Frenzy takes the story that The Bacchae established and delvers a much more in-depth and grimmer tale, partially due to its status as a novel. Without the assistance of set design and actors, the story that the author Percival Everett tries to convey is done with much more vivid details. Settings are better described, and each character’s thoughts are more complex due to the limitations of the medium. Because of the lack of visual and aural elements, Everett uses his text to create a picture that’s both more vivid and specific than its counterpart. Of course, the book also benefits from Evertt’s writing, which tells a much more poignant story. In Frenzy, while the city of Thebes is still under the same attack by Dionysus as it was in The Bacchae, the being known as Vlepo takes center stage. Vlepo is quite the unique character, as the only reason for his existence seems to be to serve Dionysus both hearing, seeing, and feeling for his master. As the story progresses, Vlepo’s devotion to his master wavers due to the uncaringness of his demeanor and other’s acknowledgements of his complete devotion to his god. Compared to the play, Everett’s novel takes a much heavier focus on the emotions of its characters, almost as if the plot is a backdrop to the turmoil that exists within each of them. Some characters live for simple things—they prefer to live for a god and do what they wish rather than face responsibilities.
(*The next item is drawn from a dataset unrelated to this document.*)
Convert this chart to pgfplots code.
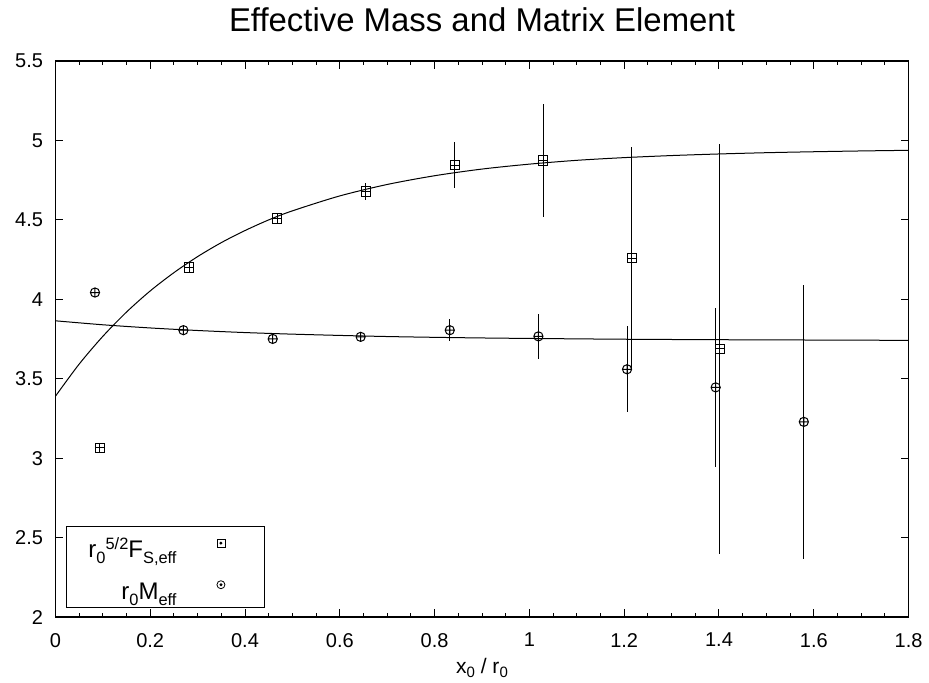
\documentclass[border=0pt]{standalone}
\usepackage{pgfplots}
\pgfplotsset{compat=1.18}
\usepackage{fontspec}
\setmainfont{Liberation Sans}
\newcommand{\mysub}[1]{\raisebox{-2.2pt}{\fontsize{7.5}{8}\selectfont #1}}
\newcommand{\lsub}[1]{\raisebox{-3pt}{\fontsize{8.2}{9}\selectfont #1}}
\newcommand{\lsup}[1]{\raisebox{4.2pt}{\fontsize{8.2}{9}\selectfont #1}}
\pgfdeclareplotmark{sqplus}{%
  \pgfpathrectangle{\pgfpoint{-\pgfplotmarksize}{-\pgfplotmarksize}}{\pgfpoint{2\pgfplotmarksize}{2\pgfplotmarksize}}%
  \pgfpathmoveto{\pgfpoint{-\pgfplotmarksize}{0pt}}\pgfpathlineto{\pgfpoint{\pgfplotmarksize}{0pt}}%
  \pgfpathmoveto{\pgfpoint{0pt}{-\pgfplotmarksize}}\pgfpathlineto{\pgfpoint{0pt}{\pgfplotmarksize}}%
  \pgfusepathqstroke}
\pgfdeclareplotmark{circplus}{%
  \pgfpathcircle{\pgfpointorigin}{\pgfplotmarksize}%
  \pgfpathmoveto{\pgfpoint{-\pgfplotmarksize}{0pt}}\pgfpathlineto{\pgfpoint{\pgfplotmarksize}{0pt}}%
  \pgfpathmoveto{\pgfpoint{0pt}{-\pgfplotmarksize}}\pgfpathlineto{\pgfpoint{0pt}{\pgfplotmarksize}}%
  \pgfusepathqstroke}
\begin{document}
\begin{tikzpicture}
\begin{axis}[
  at={(0,0)}, anchor=south west,
  scale only axis, width=426.5pt, height=278pt,
  xmin=0, xmax=1.8, ymin=2, ymax=5.5,
  xtick={0,0.2,0.4,0.6,0.8,1,1.2,1.4,1.6,1.8},
  xticklabels={0,0.2,0.4,0.6,0.8,1,1.2,1.4,1.6,1.8},
  ytick={2,2.5,3,3.5,4,4.5,5,5.5},
  yticklabels={2,2.5,3,3.5,4,4.5,5,5.5},
  minor x tick num=3,
  tick align=inside,
  major tick length=4pt, minor tick length=2pt,
  tick style={black, line width=0.5pt},
  axis line style={black, line width=0.75pt},
  ticklabel style={font=\fontsize{10}{12}\selectfont},
  xticklabel style={yshift=-4.5pt},
  yticklabel style={xshift=-2.7pt},
  /pgf/number format/assume math mode=true,
  title={Effective Mass and Matrix Element},
  title style={at={(axis description cs:0.5,1)}, anchor=base, yshift=9pt, font=\fontsize{16.45}{19}\selectfont},
  xlabel={x\mysub{0} / r\mysub{0}},
  xlabel style={at={(axis description cs:0.5,0)}, anchor=base, yshift=-28pt, font=\fontsize{10.5}{12}\selectfont},
  legend plot pos=right,
  legend cell align=right,
  legend style={at={(0.0124,0.0162)}, anchor=south west, draw=black, line width=0.5pt,
    inner xsep=11pt, inner ysep=2.2pt, row sep=5.3pt,
    font=\fontsize{12}{14}\selectfont,
    nodes={inner sep=0pt, text height=13.5pt, text depth=2pt}},
]
% fit curves
\addplot[black, line width=0.5pt, smooth, forget plot] coordinates {
(0,3.390) (0.05,3.592) (0.1,3.767) (0.15,3.920) (0.2,4.053) (0.25,4.168)
(0.3,4.269) (0.35,4.357) (0.4,4.433) (0.45,4.500) (0.5,4.557) (0.6,4.651)
(0.7,4.723) (0.8,4.778) (0.9,4.820) (1.0,4.851) (1.1,4.875) (1.2,4.892)
(1.3,4.905) (1.4,4.915) (1.5,4.923) (1.6,4.929) (1.7,4.934) (1.8,4.938)};
\addplot[black, line width=0.5pt, smooth, forget plot] coordinates {
(0,3.865) (0.1,3.840) (0.2,3.820) (0.3,3.804) (0.4,3.791) (0.5,3.781)
(0.6,3.773) (0.7,3.766) (0.8,3.761) (0.9,3.757) (1.0,3.754) (1.2,3.749)
(1.4,3.746) (1.6,3.744) (1.8,3.742)};
% F_S,eff
\addplot[black, line width=0.5pt, only marks, mark=sqplus, mark size=2.35pt,
  legend image code/.code={
    \path[draw=none] (0pt,0pt) -- (32.9pt,0pt);
    \draw[black, line width=0.4pt] (20.2pt,-0.5pt) rectangle (24.2pt,3.5pt);
    \fill[black] (22.2pt,1.5pt) circle (0.45pt);},
  error bars/.cd, y dir=both, y explicit, error mark=none,
  error bar style={black, line width=0.5pt}]
  table[x=x, y=y, y error=e] {
x y e
0.094 3.065 0
0.282 4.201 0.01
0.4675 4.509 0.015
0.655 4.679 0.055
0.843 4.845 0.145
1.029 4.874 0.355
1.216 4.260 0.696
1.402 3.688 1.29
};
\addlegendentry{r\lsub{0}\lsup{5/2}F\lsub{S,eff}}
% M_eff
\addplot[black, line width=0.5pt, only marks, mark=circplus, mark size=2.3pt,
  legend image code/.code={
    \path[draw=none] (0pt,0pt) -- (32.9pt,0pt);
    \draw[black, line width=0.4pt] (22.2pt,1.5pt) circle (2pt);
    \fill[black] (22.2pt,1.5pt) circle (0.45pt);},
  error bars/.cd, y dir=both, y explicit, error mark=none,
  error bar style={black, line width=0.5pt}]
  table[x=x, y=y, y error=e] {
x y e
0.0835 4.043 0
0.270 3.806 0.01
0.4585 3.751 0.01
0.644 3.764 0.02
0.832 3.806 0.07
1.019 3.767 0.14
1.206 3.560 0.27
1.393 3.446 0.50
1.579 3.229 0.86
};
\addlegendentry{r\lsub{0}M\lsub{eff}}
\end{axis}
\pgfresetboundingbox
\useasboundingbox (-27.7pt,-32.5pt) rectangle (436.7pt,308.5pt);
\end{tikzpicture}
\end{document}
Others are absorbed by pride, to the point where they hurt those around them. And due to in-depth style of the book’s writing, these complex emotions are conveyed much more intensely, albeit a bit confusingly. With these two factors, the book does a great job of living up to—and possibly even surpassing—it’s play counterpart

These two stories are intense reads; there’s no denying that. The stories they tell are grim, and they aren’t keen to skip over the more unsettling details. However, both are incredibly well thought out, and benefit from both the ways they are presented and their respective authors. Because of this, I believe that, when compared to each other from an impartial view, they are equally great in their description of the story of Dionysus and the suffering of Thebes, and as such are both worthy of reading.